Um
Apólogo*
As
árvores queriam um líder, urgentemente! Reuniram-se em conselho, lançaram edital,
pesquisaram nas famílias mais abastadas da floresta e a ninguém encontravam que
preenchesse os requisitos requeridos pelo grande conselho.
Talvez
fosse uma utopia, mas as árvores queriam realmente um representante que
governasse sobre elas honestamente, que não se comprometesse com os grupos
empresariais; com aqueles que detêm o tráfico de influência; ou com as
oligarquias formadas pelas famílias “nobres” como os Laranjas, os Limas, os
Peras...
Os
conselheiros da floresta saíram em busca de um governante que preenchesse as
necessidades de tão importante cargo. Naquele tempo a nobreza da função política
estava na possibilidade de servir a seus liderados, não em tirar benefícios
próprios. Era honroso o atributo da humildade, em detrimento à jactância do
poder, hoje.
Convidaram
um representante da família Videira, especialista na produção do melhor vinho
da região. Satisfazia-se em proporcionar a alegria dos povos e em aquecê-los
nas noites frias de inverno, pois essa iguaria não poderia deixar de ser
produzida em troca do serviço público, haja vista seu néctar ser algo muito
sublime. “Agradecida por tão honroso convite, mas não posso deixar meus
atributos para governar sobre vós”.
Não
poderiam deixar de convidar um dos membros da família Oliveira para
governá-las, considerando a sua destreza em produzir, de suas azeitonas, o mais
refinados de todos os azeites. Este, muito útil como combustível para as
lâmpadas; excelentíssimo na purificação de ferimentos; e finíssimo para a
mistura do trigo, na produção dos mais saborosos pães. “Não será possível
deixar tão importante atribuição, para exaurir-me no serviço político”.
A
última alternativa era apelar para alguém da família Figueira. Ela teria muitos
atributos para ser uma espetacular chefa de governo. Produz frutos
saborosíssimos e, além disso, os seus pomos proporcionam os mais saborosos
doces. Os afáveis produtos da figueira adoçam a vida de nobres e plebeus. Quem
não gosta de saborear um dulcificado manjar de sobremesa? “Não! Sinto prazer em
servir a todos com o meu mélico fruto. Não posso ausentar-me de minhas funções,
para liderar as árvores”.
Incrível!
Quando aqueles que podem oferecer seus serviços em prol do coletivo se negam,
aparecem os aproveitadores. Estes se disponibilizam aos cargos sem atributos a
ofertar, pois intencionam somente beneficiar-se da posição pública.
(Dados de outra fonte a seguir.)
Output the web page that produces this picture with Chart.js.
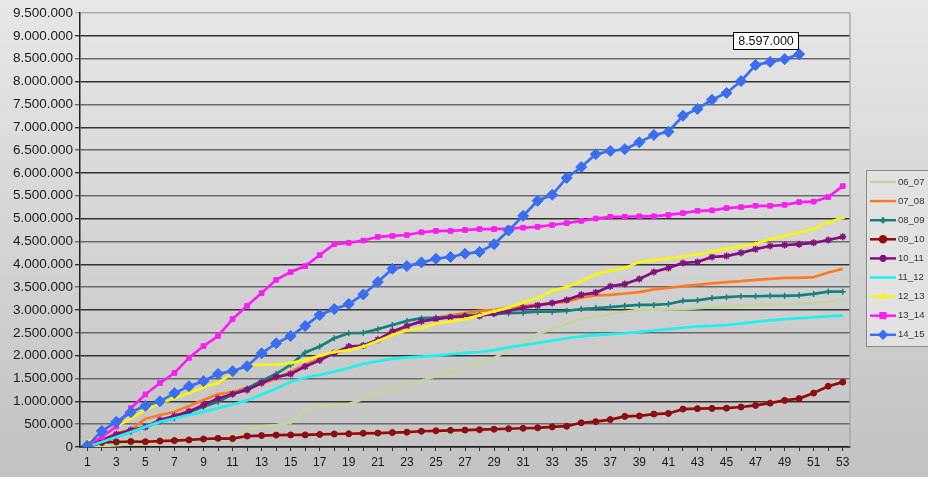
<!DOCTYPE html>
<html>
<head>
<meta charset="utf-8">
<script src="https://cdn.jsdelivr.net/npm/chart.js@4/dist/chart.umd.min.js"></script>
<style>
  html, body { margin: 0; padding: 0; background: #d4d4d4; }
  #wrap { position: relative; width: 928px; height: 477px; }
</style>
</head>
<body>
<div id="wrap"><canvas id="c" width="928" height="477"></canvas></div>
<script>
// Week numbers of the season
const weeks = ['1','2','3','4','5','6','7','8','9','10','11','12','13','14','15','16','17','18','19','20',
  '21','22','23','24','25','26','27','28','29','30','31','32','33','34','35','36','37','38','39','40',
  '41','42','43','44','45','46','47','48','49','50','51','52','53'];

// Cumulative totals per season
const s06_07 = [0,20000,40000,60000,80000,100000,120000,140000,160000,180000,250000,380000,450000,480000,530000,800000,890000,910000,940000,1050000,
  1200000,1280000,1380000,1450000,1550000,1640000,1740000,1840000,1950000,2120000,2280000,2480000,2580000,2700000,2800000,2860000,2900000,2960000,3000000,3000000,
  3010000,3020000,3040000,3060000,3080000,3100000,3110000,3120000,3130000,3140000,3150000,3180000,3240000];
const s07_08 = [0,150000,300000,380000,620000,700000,770000,900000,1030000,1160000,1200000,1300000,1380000,1500000,1650000,1800000,1930000,2050000,2150000,2200000,
  2320000,2480000,2650000,2750000,2820000,2880000,2930000,2980000,3000000,3050000,3080000,3120000,3150000,3180000,3270000,3320000,3330000,3360000,3390000,3450000,
  3480000,3520000,3550000,3580000,3610000,3630000,3660000,3680000,3700000,3700000,3720000,3820000,3900000];
const s08_09 = [0,100000,220000,330000,440000,550000,630000,760000,880000,990000,1150000,1280000,1450000,1600000,1800000,2070000,2200000,2380000,2490000,2500000,
  2580000,2670000,2760000,2820000,2830000,2850000,2880000,2890000,2910000,2930000,2940000,2960000,2960000,2980000,3020000,3040000,3060000,3090000,3110000,3110000,
  3130000,3200000,3210000,3260000,3280000,3300000,3300000,3310000,3310000,3320000,3350000,3400000,3400000];
const s09_10 = [0,100000,110000,120000,115000,130000,140000,155000,175000,190000,185000,240000,250000,260000,265000,265000,275000,285000,290000,300000,
  305000,315000,325000,345000,355000,365000,370000,380000,390000,400000,410000,420000,440000,455000,530000,555000,600000,670000,680000,720000,
  735000,830000,840000,845000,850000,875000,910000,960000,1020000,1060000,1180000,1330000,1420000];
const s10_11 = [0,150000,280000,370000,440000,590000,680000,780000,920000,1060000,1160000,1250000,1400000,1530000,1600000,1760000,1900000,2060000,2200000,2220000,
  2350000,2530000,2650000,2750000,2800000,2840000,2860000,2870000,2920000,2980000,3050000,3100000,3150000,3220000,3330000,3380000,3520000,3570000,3680000,3830000,
  3920000,4030000,4050000,4160000,4180000,4250000,4330000,4400000,4420000,4440000,4470000,4530000,4600000];
const s11_12 = [0,110000,220000,330000,440000,550000,630000,700000,770000,850000,930000,1020000,1150000,1280000,1420000,1520000,1580000,1650000,1730000,1820000,
  1880000,1930000,1960000,1980000,2000000,2030000,2060000,2080000,2120000,2180000,2230000,2280000,2330000,2380000,2420000,2450000,2470000,2490000,2520000,2550000,
  2580000,2610000,2640000,2650000,2670000,2700000,2740000,2770000,2800000,2820000,2840000,2860000,2880000];
const s12_13 = [120000,270000,440000,630000,810000,960000,1070000,1180000,1310000,1400000,1620000,1800000,1800000,1800000,1840000,1900000,2000000,2080000,2120000,2200000,
  2320000,2450000,2550000,2600000,2700000,2750000,2800000,2880000,2970000,3050000,3170000,3260000,3420000,3500000,3630000,3780000,3860000,3920000,4050000,4090000,
  4130000,4170000,4220000,4270000,4340000,4390000,4450000,4550000,4620000,4700000,4770000,4920000,5020000];
const s13_14 = [30000,220000,450000,850000,1150000,1400000,1620000,1950000,2210000,2430000,2800000,3090000,3370000,3660000,3830000,3960000,4200000,4440000,4470000,4520000,
  4600000,4620000,4640000,4700000,4730000,4730000,4750000,4770000,4770000,4780000,4800000,4820000,4860000,4900000,4950000,5000000,5040000,5040000,5050000,5050000,
  5080000,5120000,5170000,5180000,5230000,5250000,5280000,5280000,5300000,5360000,5370000,5470000,5710000];
const s14_15 = [30000,350000,550000,760000,900000,1000000,1180000,1330000,1440000,1600000,1660000,1770000,2050000,2270000,2430000,2650000,2890000,3020000,3130000,3340000,
  3610000,3900000,3960000,4040000,4120000,4160000,4230000,4270000,4440000,4740000,5060000,5390000,5520000,5890000,6130000,6410000,6480000,6520000,6670000,6830000,
  6900000,7250000,7400000,7600000,7750000,8010000,8360000,8430000,8490000,8597000];

// Value axis ticks
const yTicks = [0,500000,1000000,1500000,2000000,2500000,3000000,3500000,4000000,4500000,5000000,
  5500000,6000000,6500000,7000000,7500000,8000000,8500000,9000000,9500000];

const fmt = v => String(Math.round(v)).replace(/\B(?=(\d{3})+(?!\d))/g, '.');
const FONT = '"Liberation Sans", Arial, sans-serif';

function series(label, data, color, pointStyle, radius, width, order) {
  return {
    label, data, order,
    borderColor: color, backgroundColor: color,
    borderWidth: width,
    pointStyle: pointStyle || 'circle',
    pointRadius: pointStyle ? radius : 0,
    pointHoverRadius: pointStyle ? radius : 0,
    pointBorderWidth: pointStyle === 'cross' || pointStyle === 'star' ? 1.5 : 1,
    pointBorderColor: color, pointBackgroundColor: color,
    tension: 0, fill: false
  };
}

const datasets = [
  series('06_07', s06_07, '#c3d59c', null, 0, 2.7, 8),
  series('07_08', s07_08, '#ff7a22', null, 0, 2.7, 7),
  series('08_09', s08_09, '#16807a', 'cross', 3, 2.7, 6),
  series('09_10', s09_10, '#8e0d0d', 'circle', 3, 2.7, 5),
  series('10_11', s10_11, '#82107f', 'star', 3.5, 2.7, 4),
  series('11_12', s11_12, '#1ff0f0', null, 0, 2.7, 3),
  series('12_13', s12_13, '#f5f51a', 'triangle', 2, 2.7, 2),
  series('13_14', s13_14, '#f81ff0', 'rect', 3.3, 2.7, 1),
  series('14_15', s14_15, '#3a6ef0', 'rectRot', 5.5, 2.7, 0)
];

// Grey gradient behind the whole chart, plot frame and legend
const decor = {
  id: 'decor',
  beforeDraw(chart) {
    const { ctx, width, height } = chart;
    const g = ctx.createLinearGradient(0, 0, 0, height);
    g.addColorStop(0, '#e7e7e7');
    g.addColorStop(1, '#c2c2c2');
    ctx.save();
    ctx.fillStyle = g;
    ctx.fillRect(0, 0, width, height);
    ctx.restore();
  },
  afterDraw(chart) {
    const { ctx, chartArea: a } = chart;
    ctx.save();
    ctx.strokeStyle = '#a8a8a8';
    ctx.lineWidth = 1.5;
    ctx.beginPath();
    ctx.moveTo(a.right, a.top);
    ctx.lineTo(a.right, a.bottom);
    ctx.stroke();

    // Legend box
    const lx = 866.5, ly = 170.5;
    ctx.fillStyle = '#e2e2e2';
    ctx.strokeStyle = '#8a8a8a';
    ctx.lineWidth = 1;
    ctx.fillRect(lx, ly, 70, 176);
    ctx.strokeRect(lx, ly, 70, 176);
    ctx.font = '9.5px ' + FONT;
    ctx.textBaseline = 'middle';
    ctx.textAlign = 'left';
    chart.data.datasets.forEach((ds, i) => {
      const y = 182 + i * 19.1;
      ctx.strokeStyle = ds.borderColor;
      ctx.lineWidth = 2.5;
      ctx.beginPath();
      ctx.moveTo(870, y);
      ctx.lineTo(896, y);
      ctx.stroke();
      if (ds.pointRadius > 0) {
        Chart.helpers.drawPoint(ctx, {
          pointStyle: ds.pointStyle,
          radius: Math.min(ds.pointRadius, 3.5),
          borderWidth: ds.pointBorderWidth
        }, 883, y);
        ctx.fillStyle = ds.borderColor;
        ctx.fill();
      }
      ctx.fillStyle = '#333';
      ctx.fillText(ds.label, 898, y);
    });
    ctx.restore();
  },
  afterDatasetsDraw(chart) {
    // Value label on the last point of the latest season
    const idx = chart.data.datasets.length - 1;
    const meta = chart.getDatasetMeta(idx);
    const data = chart.data.datasets[idx].data;
    const pt = meta.data[data.length - 1];
    const text = fmt(data[data.length - 1]);
    const { ctx } = chart;
    ctx.save();
    ctx.font = '12.5px ' + FONT;
    const w = ctx.measureText(text).width + 9;
    const h = 17;
    const right = pt.x - 2, bottom = pt.y - 5;
    const bx = Math.round(right - w) + 0.5, by = Math.round(bottom - h) + 0.5, bw = Math.round(w);
    ctx.fillStyle = '#ffffff';
    ctx.fillRect(bx, by, bw, h);
    ctx.strokeStyle = '#000';
    ctx.lineWidth = 1;
    ctx.strokeRect(bx, by, bw, h);
    ctx.fillStyle = '#111';
    ctx.textAlign = 'center';
    ctx.textBaseline = 'middle';
    ctx.fillText(text, bx + bw / 2, by + h / 2 + 0.5);
    ctx.restore();
  }
};

new Chart(document.getElementById('c'), {
  type: 'line',
  data: { labels: weeks, datasets },
  plugins: [decor],
  options: {
    responsive: false,
    animation: false,
    events: [],
    layout: { padding: { top: 13, right: 78, bottom: 0, left: 0 } },
    plugins: { legend: { display: false }, tooltip: { enabled: false }, title: { display: false } },
    scales: {
      x: {
        type: 'category',
        offset: true,
        afterFit(scale) { scale.height = 30; },
        border: { display: true, color: '#202020', width: 1.5 },
        grid: { drawOnChartArea: false, drawTicks: true, tickLength: 4, color: '#303030', offset: false },
        ticks: {
          autoSkip: false, maxRotation: 0, minRotation: 0, padding: 4,
          color: '#1a1a1a', font: { family: FONT, size: 12 },
          callback(v, i) { return i % 2 === 0 ? weeks[i] : ''; }
        }
      },
      y: {
        min: 0, max: 9500000,
        afterFit(scale) { scale.width = 80; },
        afterBuildTicks(scale) { scale.ticks = yTicks.map(v => ({ value: v })); },
        border: { display: true, color: '#202020', width: 1.5 },
        grid: {
          drawTicks: true, tickLength: 5,
          color(ctx) {
            const v = ctx.tick ? ctx.tick.value : 0;
            if (v === 9500000) return '#ababab';
            return v % 1000000 === 0 ? '#333333' : '#6a6a6a';
          },
          lineWidth: 1.4
        },
        ticks: {
          padding: 2, color: '#1a1a1a', font: { family: FONT, size: 13.5 },
          callback: v => fmt(v)
        }
      }
    }
  }
});
</script>
</body>
</html>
Como não
surgiu um candidato competente, o Espinheiro ofereceu-se para liderar todas as
árvores e as ameaçou de lançar seus espinhos, sufocá-las enroscando os
tentáculos espinhosos em seus caules, causando-lhes a morte, caso não o
reconhecessem como seu potentado.
A
classe política brasileira é muito bem tipificada por esse espinheiro. Nós,
simples cidadãos, nos sentimos sufocados pela corrupção e incapacitados de
recusá-los como líderes, pois seus espinhos eleitoreiros estão fincados na
cultura política da nossa nação. Líderes em potencial, honestos, capazes, de
condutas ilibadas, parecem não ter coragem de assumir cargos políticos, pois
temem emaranhar-se nas teias da desonestidade, um sistema que insiste em se
perpetuar como especialista no cárcere das consciências. Ad retro.